Certains de nos intellectuels ont identifié dans la République néocoloniale différentes façons de se sentir et de s'assumer en tant que Cubains.
Elias Entralgo différencie la « "cubania" progressive » de la « cubanité stationnaire » conservatrice. Cette dernière, souligne-t-il, fut celle qui « composa le corps des volontaires sous la domination espagnole, face aux insurrections de 1868 et 1895 ».
José Antonio Foncueva oppose « le patriotisme sacrificiel, compréhensif et clairvoyant » au « myope », « faux » et « déclamatoire », et accuse « ceux qui, traîtres aux intérêts les plus élevés et légitimes du pays, prétendent posséder une sensibilité patriotique très délicate ».
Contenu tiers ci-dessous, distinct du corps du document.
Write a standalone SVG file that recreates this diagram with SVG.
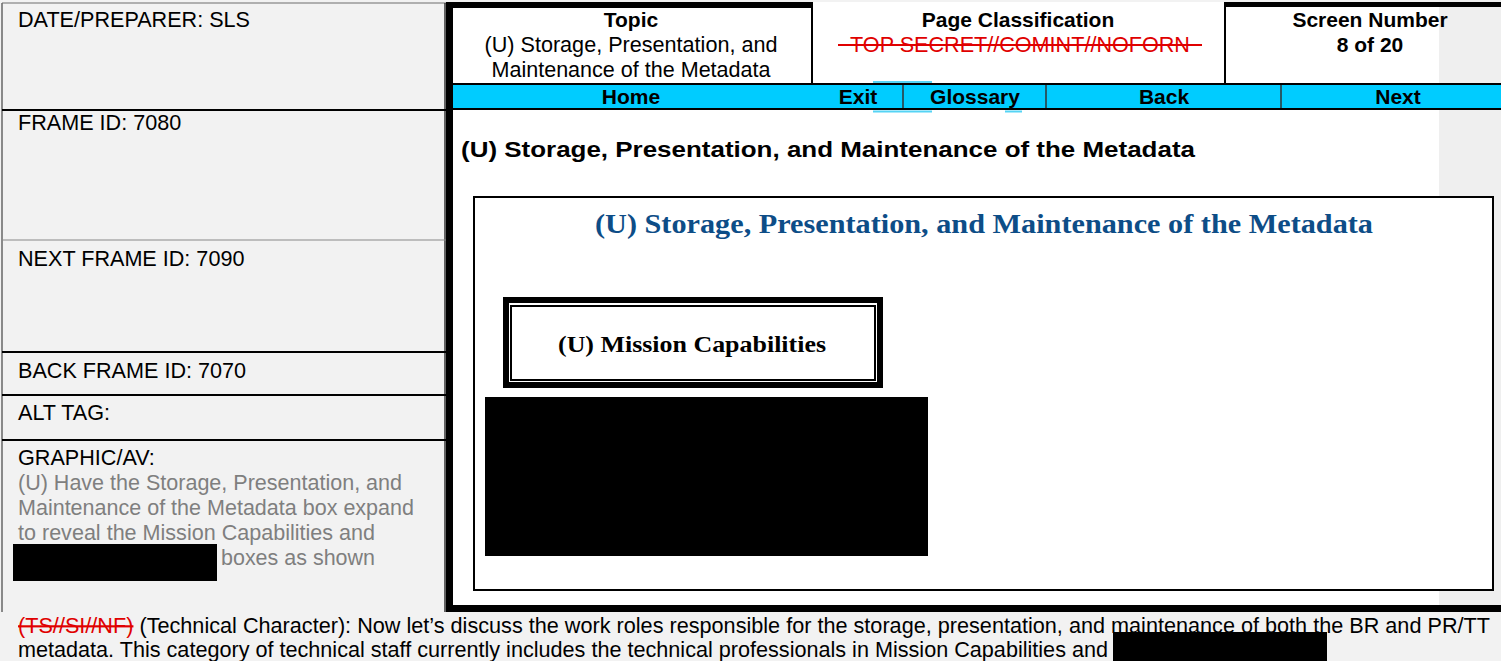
<svg xmlns="http://www.w3.org/2000/svg" width="1501" height="661" viewBox="0 0 1501 661">
<style>
.a{font-family:"Liberation Sans",Arial,sans-serif;font-size:21.6px;fill:#000}
.g{fill:#7f7f7f}
.b{font-weight:bold}
.nav{font-family:"Liberation Sans",Arial,sans-serif;font-size:21px;font-weight:bold;fill:#000;text-anchor:middle}
.t{font-family:"Liberation Serif","Times New Roman",serif;font-weight:bold}
.red{fill:#e00000}
.cy{fill:#00ccff}
.ln{stroke:#000;stroke-width:2;fill:none}
</style>
<rect x="0" y="0" width="1501" height="661" fill="#f2f2f2"/>
<g id="left-panel">
<line x1="2" y1="3" x2="446" y2="3" stroke="#999" stroke-width="1.5"/>
<line x1="2" y1="3" x2="2" y2="612" stroke="#666" stroke-width="1.5"/>
<line x1="445" y1="3" x2="445" y2="612" stroke="#333" stroke-width="1.5"/>
<line x1="2" y1="110" x2="446" y2="110" class="ln"/>
<line x1="2" y1="240" x2="446" y2="240" stroke="#888" stroke-width="1"/>
<line x1="2" y1="352" x2="446" y2="352" class="ln"/>
<line x1="2" y1="395" x2="446" y2="395" class="ln"/>
<line x1="2" y1="440" x2="446" y2="440" class="ln"/>
<text class="a" x="18" y="27">DATE/PREPARER: SLS</text>
<text class="a" x="18" y="130">FRAME ID: 7080</text>
<text class="a" x="18" y="266">NEXT FRAME ID: 7090</text>
<text class="a" x="18" y="378">BACK FRAME ID: 7070</text>
<text class="a" x="18" y="420">ALT TAG:</text>
<text class="a" x="18" y="465">GRAPHIC/AV:</text>
<text class="a g" x="18" y="490" textLength="384" lengthAdjust="spacingAndGlyphs">(U) Have the Storage, Presentation, and</text>
<text class="a g" x="18" y="515" textLength="396" lengthAdjust="spacingAndGlyphs">Maintenance of the Metadata box expand</text>
<text class="a g" x="18" y="540" textLength="357" lengthAdjust="spacingAndGlyphs">to reveal the Mission Capabilities and</text>
<rect x="13" y="544" width="204" height="37" fill="#000"/>
<text class="a g" x="221" y="565" textLength="154" lengthAdjust="spacingAndGlyphs">boxes as shown</text>
</g>
<g id="screen">
<rect x="453" y="2" width="986" height="603" fill="#fff"/>
<rect x="1439" y="0" width="62" height="605" fill="#efefef"/>
<rect x="446" y="2" width="7" height="610" fill="#000"/>
<rect x="446" y="605" width="1055" height="7" fill="#000"/>
</g>
<g id="header">
<rect x="446" y="2" width="366" height="6" fill="#000"/>
<line x1="812" y1="2" x2="812" y2="85" class="ln"/>
<text class="nav" x="631" y="27">Topic</text>
<text class="a" x="631" y="52" text-anchor="middle" textLength="293" lengthAdjust="spacingAndGlyphs">(U) Storage, Presentation, and</text>
<text class="a" x="631" y="77" text-anchor="middle" textLength="279" lengthAdjust="spacingAndGlyphs">Maintenance of the Metadata</text>
<text class="nav" x="1018" y="27">Page Classification</text>
<text class="a red" x="1020" y="52" text-anchor="middle">TOP SECRET//COMINT//NOFORN</text>
<line x1="838" y1="45" x2="1202" y2="45" stroke="#e00000" stroke-width="2"/>
<rect x="1224" y="2" width="277" height="5" fill="#000"/>
<line x1="1225" y1="2" x2="1225" y2="85" class="ln"/>
<rect x="1439" y="7" width="62" height="77" fill="#efefef"/>
<text class="nav" x="1370" y="27">Screen Number</text>
<text class="nav" x="1370" y="52">8 of 20</text>
</g>
<g id="navbar">
<rect x="453" y="84" width="1048" height="25" class="cy"/>
<line x1="453" y1="84" x2="1501" y2="84" class="ln"/>
<line x1="453" y1="109" x2="1501" y2="109" class="ln"/>
<line x1="873" y1="82" x2="932" y2="82" stroke="#55d4f5" stroke-width="2"/>
<line x1="873" y1="111.5" x2="932" y2="111.5" stroke="#55d4f5" stroke-width="2"/>
<line x1="1005" y1="111.5" x2="1022" y2="111.5" stroke="#55d4f5" stroke-width="2"/>
<line x1="903" y1="85" x2="903" y2="108" stroke="#333" stroke-width="1.5"/>
<line x1="1046" y1="85" x2="1046" y2="108" stroke="#333" stroke-width="1.5"/>
<line x1="1281" y1="85" x2="1281" y2="108" stroke="#333" stroke-width="1.5"/>
<text class="nav" x="631" y="104">Home</text>
<text class="nav" x="858" y="104">Exit</text>
<text class="nav" x="975" y="104">Glossary</text>
<text class="nav" x="1164" y="104">Back</text>
<text class="nav" x="1398" y="104">Next</text>
</g>
<g id="content">
<text class="a b" x="461" y="157" font-size="22" textLength="734" lengthAdjust="spacingAndGlyphs">(U) Storage, Presentation, and Maintenance of the Metadata</text>
<rect x="474" y="197" width="1019" height="393" fill="#fff" stroke="#000" stroke-width="2"/>
<text class="t" x="984" y="233" font-size="27" fill="#0d4d87" text-anchor="middle" textLength="778" lengthAdjust="spacingAndGlyphs">(U) Storage, Presentation, and Maintenance of the Metadata</text>
</g>
<g id="mission-capabilities">
<rect x="506" y="300" width="374" height="85" fill="#fff" stroke="#000" stroke-width="6"/>
<rect x="511" y="306" width="364" height="74" fill="none" stroke="#000" stroke-width="2"/>
<text class="t" x="692" y="352" font-size="23" text-anchor="middle" textLength="268" lengthAdjust="spacingAndGlyphs">(U) Mission Capabilities</text>
</g>
<g id="redacted-box">
<rect x="485" y="397" width="443" height="159" fill="#000"/>
</g>
<g id="narration">
<text class="a" x="18" y="633" textLength="1472" lengthAdjust="spacingAndGlyphs"><tspan class="red" text-decoration="line-through">(TS//SI//NF)</tspan> (Technical Character): Now let’s discuss the work roles responsible for the storage, presentation, and maintenance of both the BR and PR/TT</text>
<text class="a" x="18" y="657" textLength="1090" lengthAdjust="spacingAndGlyphs">metadata. This category of technical staff currently includes the technical professionals in Mission Capabilities and</text>
<rect x="1113" y="632" width="214" height="29" fill="#000"/>
</g>
<g id="connectors"></g>
</svg>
Jorge Ibarra a étudié le « mythe Roosevelt » promu par certains secteurs influents de l'île avant la mort de l'homme politique et militaire yankee en 1919. En tant que soi-disant combattant pour la liberté de Cuba, en tant que « père » aimant de la République plattiste, [qui imposa l’amendement Platt]. Il y en eut même certains qui comparèrent Théodore Roosevelt à nos plus grands penseurs. Rien n'est plus éloigné de la "cubania" que cette honteuse idéalisation.
En 1919, José Antonio Ramos affirme que la vision coloniale pseudo-folklorique est encore vivante dans la République. Nombreux sont ceux, dit-il, pour qui la seule chose qui soit véritablement cubaine est ce que la colonie nous permettait : « le negrito (petit noir), la mulâtresse, le hamac, le tabac, la guajira (musique paysanne), la rumba, le chévere cantua [personnage du folklore afro-cubain) et la pâmoison d'admiration et de respect devant tout ce qui vient de l’étranger ».
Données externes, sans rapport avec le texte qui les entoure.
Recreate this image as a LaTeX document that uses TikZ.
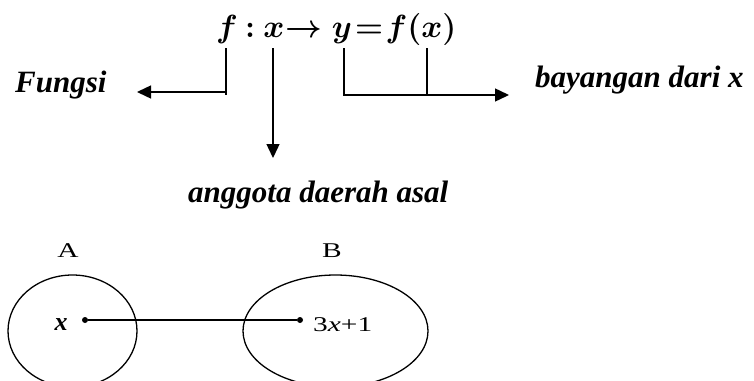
\RequirePackage{fix-cm}
\documentclass[tikz,border=0pt]{standalone}
\usepackage{bm}
\usepackage{fontspec}
\setmainfont{Liberation Serif}
\usepackage{graphicx}
\usetikzlibrary{arrows.meta,shapes.geometric}
\begin{document}
\begin{tikzpicture}[x=1pt,y=-1pt,
  conn/.style={line width=1.4pt},
  arr/.style={conn,-{Triangle[length=14pt,width=13pt]}},
  lbl/.style={font=\fontsize{31}{36}\selectfont\bfseries\itshape, inner sep=0pt, anchor=base west},
  eqs/.style={font=\fontsize{32}{36}\selectfont\boldmath, inner sep=0pt, anchor=base},
  setlbl/.style={font=\fontsize{21}{24}\selectfont, inner sep=0pt, anchor=base},
  setshape/.style={draw, line width=1.3pt, ellipse, inner sep=0pt},
  elem/.style={circle, fill, inner sep=0pt, minimum size=6pt}]
\useasboundingbox (0,0) rectangle (754,380);
\fill[white] (0,0) rectangle (754,380);
\clip (0,0) rectangle (754,380);
% equation
\node[eqs] (ef) at (227,37) {$\bm{f}$};
\node[eqs] (ecolon) at (250,37) {$\bm{:}$};
\node[eqs] (ex) at (274,37) {$\bm{x}$};
\node[eqs] (earrow) at (304,37) {$\unboldmath\rightarrow$};
\node[eqs] (ey) at (342,37) {$\bm{y}$};
\node[eqs] (eeq) at (369,37) {$\unboldmath=$};
\node[eqs] (efx) at (421,37) {$\bm{f}\unboldmath(\bm{x})$};
% connector points
\coordinate (f1) at (226,48);
\coordinate (f2) at (226,95);
\coordinate (f3) at (226,92);
\coordinate (x1) at (273,48);
\coordinate (y1) at (344,48);
\coordinate (y2) at (344,95);
\coordinate (fx1) at (427,48);
\coordinate (fx2) at (427,95);
% labels
\node[lbl] (fungsi) at (15,92) {Fungsi};
\node[lbl] (bayangan) at (535,87) {bayangan dari x};
\node[lbl] (anggota) at (188,202) {anggota daerah asal};
\coordinate (fungsiend) at (137,92);
\coordinate (bayend) at (509,95);
\coordinate (angend) at (273,158);
% connectors
\draw[conn] (f1) -- (f2);
\draw[arr] (f3) -- (fungsiend);
\draw[arr] (x1) -- (angend);
\draw[arr] (y1) -- (y2) -- (bayend);
\draw[conn] (fx1) -- (fx2);
% sets
\node[setlbl] (la) at (68,257) {\scalebox{1.4}[1]{A}};
\node[setlbl] (lb) at (332,257) {\scalebox{1.4}[1]{B}};
\node[setshape, minimum width=129pt, minimum height=112pt] (setA) at (72.5,331) {};
\node[setshape, minimum width=185pt, minimum height=112pt] (setB) at (335.5,331) {};
\node[elem] (dA) at (85,320) {};
\node[elem] (dB) at (300,320) {};
\draw[line width=1.3pt] (dA) -- (dB);
\node[setlbl, font=\fontsize{26}{28}\selectfont\bfseries\itshape] (xa) at (61,330) {x};
\node[setlbl, anchor=base west] (img) at (313,331) {\scalebox{1.4}[1]{3\textit{x}+1}};
\end{tikzpicture}
\end{document}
Il y a des rumberos (musiciens afro-cubains) annexionnistes et drôles, qui maîtrisent un répertoire osé de cubanismes ; ils aiment le rhum, les dominos, un bon cigare, le café fort, ils rient des blagues de Pepito, pleurent en écoutant un boléro et portent toujours au cou une médaille de la Caridad del Cobre. Ce sont des pratiquants actifs de la cubanité externe, mais ils sont profondément étrangers à la "cubania".
Je connais un cas remarquable : Cabrera Infante, extrêmement cubain dans sa narration, dont la langue est un feu d’artifice, mais franchement annexionniste dans l’âme et la pensée. Sa collection d'articles Mea Cuba (1992) est scandaleusement pro-yankee. Il critique violemment, sans aucun fondement, toute pensée anti-impérialiste qui soit née à Cuba et dans notre région. Le concept même d' « Amérique latine » est pour lui « un cliché de plus de la gauche professionnelle ».
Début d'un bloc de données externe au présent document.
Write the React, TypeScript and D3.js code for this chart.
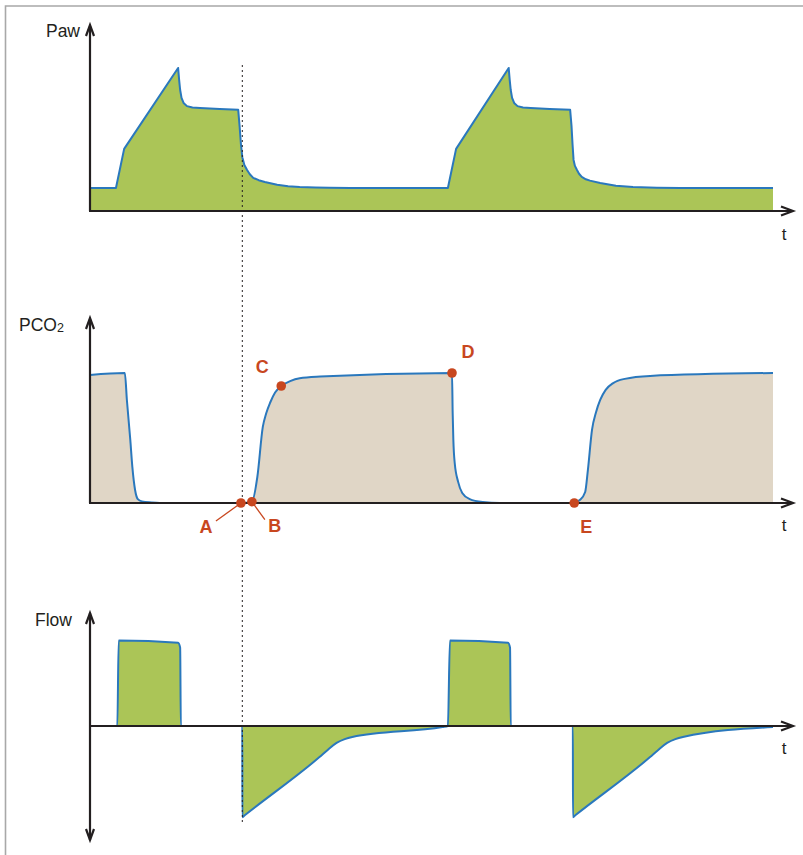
import React from "react";
import * as d3 from "d3";

// Time in seconds, shared by all three traces
// Airway pressure (cmH2O): [t, Paw]
const pawSeries: [number, number][] = [
  [0, 5.0], [0.38, 5.0], [0.5, 13.5], [1.29, 31.1], [1.305, 28.5], [1.32, 26.3],
  [1.34, 24.6], [1.37, 23.5], [1.42, 22.8], [1.5, 22.5], [1.61, 22.4], [1.9, 22.2], [2.17, 22.0],
  [2.19, 18.5], [2.21, 14.5], [2.23, 11.7], [2.26, 10.0], [2.3, 8.9], [2.34, 8.0], [2.39, 7.2],
  [2.47, 6.7], [2.56, 6.3], [2.74, 5.7], [2.9, 5.4], [3.07, 5.2], [3.3, 5.1], [3.5, 5.05],
  [3.81, 5.0], [5.24, 5.0], [5.36, 13.5], [6.13, 31.1], [6.145, 28.5], [6.16, 26.3],
  [6.18, 24.6], [6.21, 23.5], [6.26, 22.8], [6.34, 22.5], [6.45, 22.4], [6.73, 22.2],
  [7.03, 22.0], [7.05, 18.5], [7.065, 14.5], [7.08, 11.1], [7.1, 9.8], [7.13, 8.9],
  [7.16, 8.1], [7.2, 7.4], [7.26, 6.9], [7.32, 6.6], [7.47, 6.1], [7.7, 5.5], [7.95, 5.2],
  [8.3, 5.05], [8.64, 5.0], [10, 5.0],
];

// Expired CO2 (mmHg): [t, PCO2]
const pco2Series: [number, number][] = [
  [0, 39.4], [0.51, 40.0], [0.54, 31.7], [0.59, 19.4], [0.62, 11.1], [0.66, 4.0],
  [0.7, 1.2], [0.76, 0.5], [0.9, 0.15], [1.02, 0], [2.21, 0], [2.37, 0.4],
  [2.45, 8.0], [2.53, 23.4], [2.58, 27.6], [2.64, 31.0], [2.71, 34.0], [2.8, 36.0],
  [2.93, 37.5], [3.07, 38.4], [3.37, 38.9], [5.3, 40.0], [5.31, 27.7], [5.32, 19.4],
  [5.34, 12.3], [5.39, 6.5], [5.45, 3.1], [5.56, 1.2], [5.75, 0.3], [6.0, 0],
  [7.09, 0], [7.17, 0.9], [7.25, 3.4], [7.29, 10.2], [7.35, 22.5], [7.41, 28.0],
  [7.47, 31.7], [7.55, 34.8], [7.66, 36.9], [7.83, 38.2], [8.2, 39.1], [10, 40.0],
];

// Gas flow (L/min): [t, Flow]
const flowSeries: [number, number][] = [
  [0, 0], [0.4, 0], [0.42, 60], [1.29, 58.5], [1.32, 55], [1.33, 0], [2.23, 0],
  [2.231, -64], [2.27, -62.5], [3.36, -21.8], [3.48, -16.8], [3.61, -11.9], [3.73, -9.2],
  [3.84, -7.7], [5.16, -0.7], [5.24, 0], [5.27, 60], [6.12, 58.5], [6.15, 55], [6.16, 0],
  [7.07, 0], [7.071, -64], [7.11, -62.5], [8.2, -21.8], [8.32, -16.8], [8.45, -11.9],
  [8.57, -9.2], [8.68, -7.7], [10, -0.7],
];

// Capnogram phase markers
const markerNames = ["A", "B", "C", "D", "E"];
const markerTimes = [2.21, 2.37, 2.8, 5.3, 7.09];
const markerValues = [0, 0.4, 36.0, 40.0, 0];
const markerLabelDx = [-35, 23, -19, 16, 12];
const markerLabelDy = [30, 30, -13, -15, 30];
const markerLeader = [true, true, false, false, false];

const panelLabels = ["Paw", "PCO", "Flow"];
const endExpirationTime = 2.23;

const GREEN = "#abc557";
const BEIGE = "#e0d6c6";
const BLUE = "#2a78bd";
const INK = "#231f20";
const ORANGE = "#c8471f";

const x = d3.scaleLinear().domain([0, 10]).range([90, 773]);
const yPaw = d3.scaleLinear().domain([0, 40]).range([211, 27]);
const yCo2 = d3.scaleLinear().domain([0, 50]).range([503, 340.5]);
const yFlow = d3.scaleLinear().domain([-80, 80]).range([840, 612]);

type Curve = d3.CurveFactory;

function areaPath(data: [number, number][], y: d3.ScaleLinear<number, number>, curve: Curve) {
  return d3
    .area<[number, number]>()
    .curve(curve)
    .x((d) => x(d[0]))
    .y0(y(0))
    .y1((d) => y(d[1]))(data) as string;
}
function linePath(data: [number, number][], y: d3.ScaleLinear<number, number>, curve: Curve) {
  return d3
    .line<[number, number]>()
    .curve(curve)
    .x((d) => x(d[0]))
    .y((d) => y(d[1]))(data) as string;
}

const axisEnd = 793;

function Chevron({ x0, y0, dir }: { x0: number; y0: number; dir: "up" | "down" | "right" }) {
  let d = "";
  if (dir === "up") d = `M${x0 - 4},${y0 + 11} L${x0},${y0} L${x0 + 4},${y0 + 11}`;
  if (dir === "down") d = `M${x0 - 4},${y0 - 11} L${x0},${y0} L${x0 + 4},${y0 - 11}`;
  if (dir === "right") d = `M${x0 - 12},${y0 - 4.5} L${x0},${y0} L${x0 - 12},${y0 + 4.5}`;
  return <path d={d} fill="none" stroke={INK} strokeWidth={2.2} strokeLinejoin="miter" />;
}

export default function App() {
  const font = "'Liberation Sans', Arial, Helvetica, sans-serif";
  const zeroPaw = yPaw(0);
  const zeroCo2 = yCo2(0);
  const zeroFlow = yFlow(0);
  const lin = d3.curveLinear;
  const mono = d3.curveMonotoneX;
  return (
    <svg
      width={803}
      height={855}
      style={{ position: "absolute", left: 0, top: 0, background: "#fff" }}
      fontFamily={font}
    >
      {/* frame */}
      <path d="M5.5,855 L5.5,6 L803,6" fill="none" stroke="#a8a8a8" strokeWidth={1.6} />

      {/* Paw panel */}
      <path d={areaPath(pawSeries, yPaw, lin)} fill={GREEN} />
      <path d={linePath(pawSeries, yPaw, lin)} fill="none" stroke={BLUE} strokeWidth={2} strokeLinejoin="round" />
      <line x1={90} y1={zeroPaw} x2={90} y2={26} stroke={INK} strokeWidth={2.2} />
      <Chevron x0={90} y0={25} dir="up" />
      <line x1={89} y1={zeroPaw} x2={axisEnd} y2={zeroPaw} stroke={INK} strokeWidth={2.2} />
      <Chevron x0={axisEnd} y0={zeroPaw} dir="right" />
      <text x={80} y={37} fontSize={17.5} fill={INK} textAnchor="end">{panelLabels[0]}</text>
      <text x={784} y={240} fontSize={17} fill={INK} textAnchor="middle">t</text>

      {/* PCO2 panel */}
      <path d={areaPath(pco2Series, yCo2, mono)} fill={BEIGE} />
      <path d={linePath(pco2Series, yCo2, mono)} fill="none" stroke={BLUE} strokeWidth={2} strokeLinejoin="round" />
      <line x1={90} y1={zeroCo2} x2={90} y2={319} stroke={INK} strokeWidth={2.2} />
      <Chevron x0={90} y0={318} dir="up" />
      <line x1={89} y1={zeroCo2} x2={axisEnd} y2={zeroCo2} stroke={INK} strokeWidth={2.2} />
      <Chevron x0={axisEnd} y0={zeroCo2} dir="right" />
      <text x={19} y={331} fontSize={17.5} fill={INK}>
        {panelLabels[1]}
        <tspan fontSize={12.5} dy={1}>2</tspan>
      </text>
      <text x={784} y={531} fontSize={17} fill={INK} textAnchor="middle">t</text>

      {/* Flow panel */}
      <path d={areaPath(flowSeries, yFlow, mono)} fill={GREEN} />
      <path d={linePath(flowSeries, yFlow, mono)} fill="none" stroke={BLUE} strokeWidth={2} strokeLinejoin="round" />
      <line x1={90} y1={840} x2={90} y2={613} stroke={INK} strokeWidth={2.2} />
      <Chevron x0={90} y0={613} dir="up" />
      <Chevron x0={90} y0={840} dir="down" />
      <line x1={89} y1={zeroFlow} x2={axisEnd} y2={zeroFlow} stroke={INK} strokeWidth={2.2} />
      <Chevron x0={axisEnd} y0={zeroFlow} dir="right" />
      <text x={72} y={626} fontSize={17.5} fill={INK} textAnchor="end">{panelLabels[2]}</text>
      <text x={784} y={754} fontSize={17} fill={INK} textAnchor="middle">t</text>

      {/* end-expiration reference line */}
      <line
        x1={x(endExpirationTime)}
        y1={65}
        x2={x(endExpirationTime)}
        y2={824}
        stroke={INK}
        strokeWidth={1}
        strokeDasharray="2,3"
      />

      {/* phase markers */}
      {markerNames.map((name, i) => {
        const cx = x(markerTimes[i]);
        const cy = yCo2(markerValues[i]);
        const lx = cx + markerLabelDx[i];
        const ly = cy + markerLabelDy[i];
        return (
          <g key={name}>
            {markerLeader[i] && (
              <line
                x1={cx}
                y1={cy}
                x2={i === 0 ? lx + 10 : lx - 10}
                y2={ly - 12}
                stroke={ORANGE}
                strokeWidth={1.3}
              />
            )}
            <circle cx={cx} cy={cy} r={4.8} fill={ORANGE} />
            <text x={lx} y={ly} fontSize={18} fontWeight="bold" fill={ORANGE} textAnchor="middle">
              {name}
            </text>
          </g>
        );
      })}
    </svg>
  );
}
Il jette un discrédit sur Marti en le qualifiant de fanatique qui chercha une « mort romantique » à Dos Rios, dans « un suicide calculé ». Il interprète l'allusion au « Nord agité et brutal » comme le germe d'un autre « cliché » de gauche : la dualité Nord-Sud. Il nous rappelle que Cuba est « à jamais à 90 milles des côtes nord-américaines », ce qui définit notre destin et nous condamne fatalement à la subordination. « La géopolitique est plus décisive que la politique », répète sans cesse Cabrera Infante. C’est quelqu'un qui utilisait son talent et son sens de l'humour pour jouer littéralement avec les signes extérieurs de notre culture, mais qui appartenait à l'espèce de la « cubanité castrée ».
Il existe bien peu de personnes, me semble-t-il, nées à Cuba (qu'elles vivent ici ou ailleurs dans le monde), capables d'offenser Marti et de promouvoir l'annexion de leur pays aux États-Unis. Je connais de nombreux émigrés qui défendent leur identité au quotidien, non par des rituels creux, mais comme quelque chose chargé de sens, et qui sont porteurs de la plus précieuse « cubania ».
Fernando Ortiz nous a invités à nous approprier de notre condition de Cubains à partir d'un engagement éthique avec les efforts collectifs de ce peuple, à travailler pour un projet commun et à nous identifier avec « la "cubania" pleine, ressentie, consciente et désirée ». Écoutons-le et continuons à nous nourrir de son œuvre.